Glad you could figure this out!

This is a tricky issue and currently not handled very well. The reason why we don’t allow two rand() calls in a single expression is that we process mathematical expressions with sympy, and it does not have a concept of stateful functions. It will therefore consider -log(rand()) - log(rand()) to be equivalent to -2*log(rand()). Now, this makes sense for expressions that are part of equations, but general statements (e.g. a reset) or expressions (like a threshold, or the refractory condition) are not treated “mathematically”, otherwise statements like u = u + d wouldn’t make any sense. But unfortunately the current code generation pipeline is a bit convoluted, and we end up converting “normal” expressions with sympy in places where we probably shouldn’t.

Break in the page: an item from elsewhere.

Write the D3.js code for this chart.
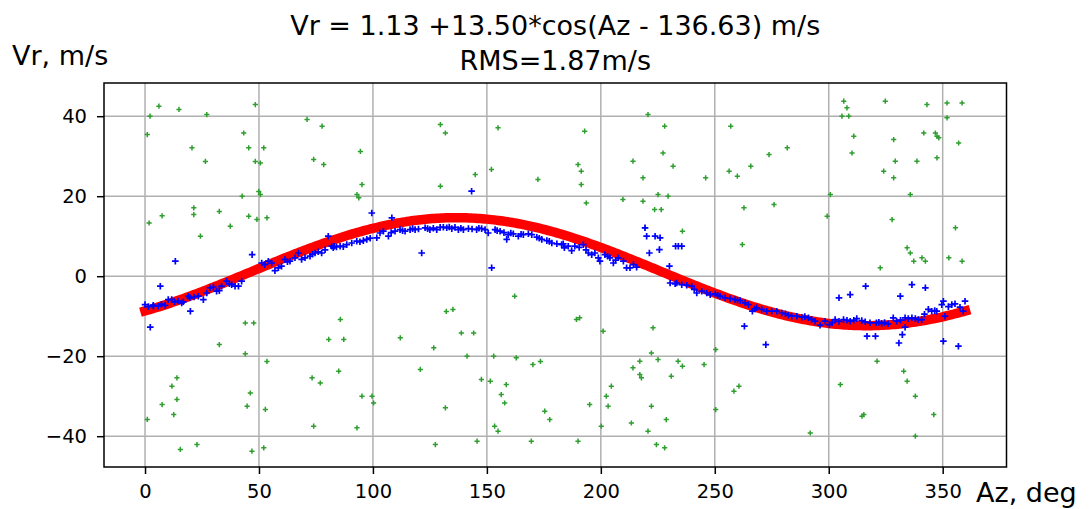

When you set refractory to your expression, this will actually not run into problems like the -2*log(rand()) “simplification” that I mentioned earlier, but it will not do what you expect it to do. The refractory expression is verified every time step, not only when a spike occurs (which is necessary for refractoriness conditions like v > v_threshold used e.g. in HH models, but is less obvious for expressions that evaluate to a time span). Long story short, the correct way to implement it would be to calculate it as part of the reset, i.e.:

• add a parameter like ref_time : second to the equations
• set refractory = 'ref_time'
• and add ref_time = (-log(rand() - log(rand()) ) / rate to your reset definition.

This will draw a new random time span for each spike and then use this as the refractory time.

Now, alas, this will run into the error about two rand() calls again… The workaround to deal with this is to “hide” that fact that you are using the same function twice. One way to do this is to define two new functions with different names, which both refer to the same function under the hood. This can be as easy as defining:

rand1 = DEFAULT_FUNCTIONS['rand']
rand2 = DEFAULT_FUNCTIONS['rand']


and then using ref_time = (-log(rand1() - log(rand2()) ) / rate in your reset.

To check whether this is doing what you think it is doing I’d do a more straightforward check: use a NeuronGroup that spikes every time step, except when it is refractory. Putting together what I said above this would be:

rand1 = DEFAULT_FUNCTIONS['rand']
rand2 = DEFAULT_FUNCTIONS['rand']
group = NeuronGroup(1, 'ref_time : second', threshold='True',
reset='ref_time = (-log(rand1() - log(rand2()) ) / rate',
refractory='ref_time')


You can record its spike with a SpikeMonitor, run it for a while and then make a histogram of the ISIs (to get the ISIs in ms, use e.g. np.diff(spike_mon.t/ms)`).

Let us know whether this works as expected!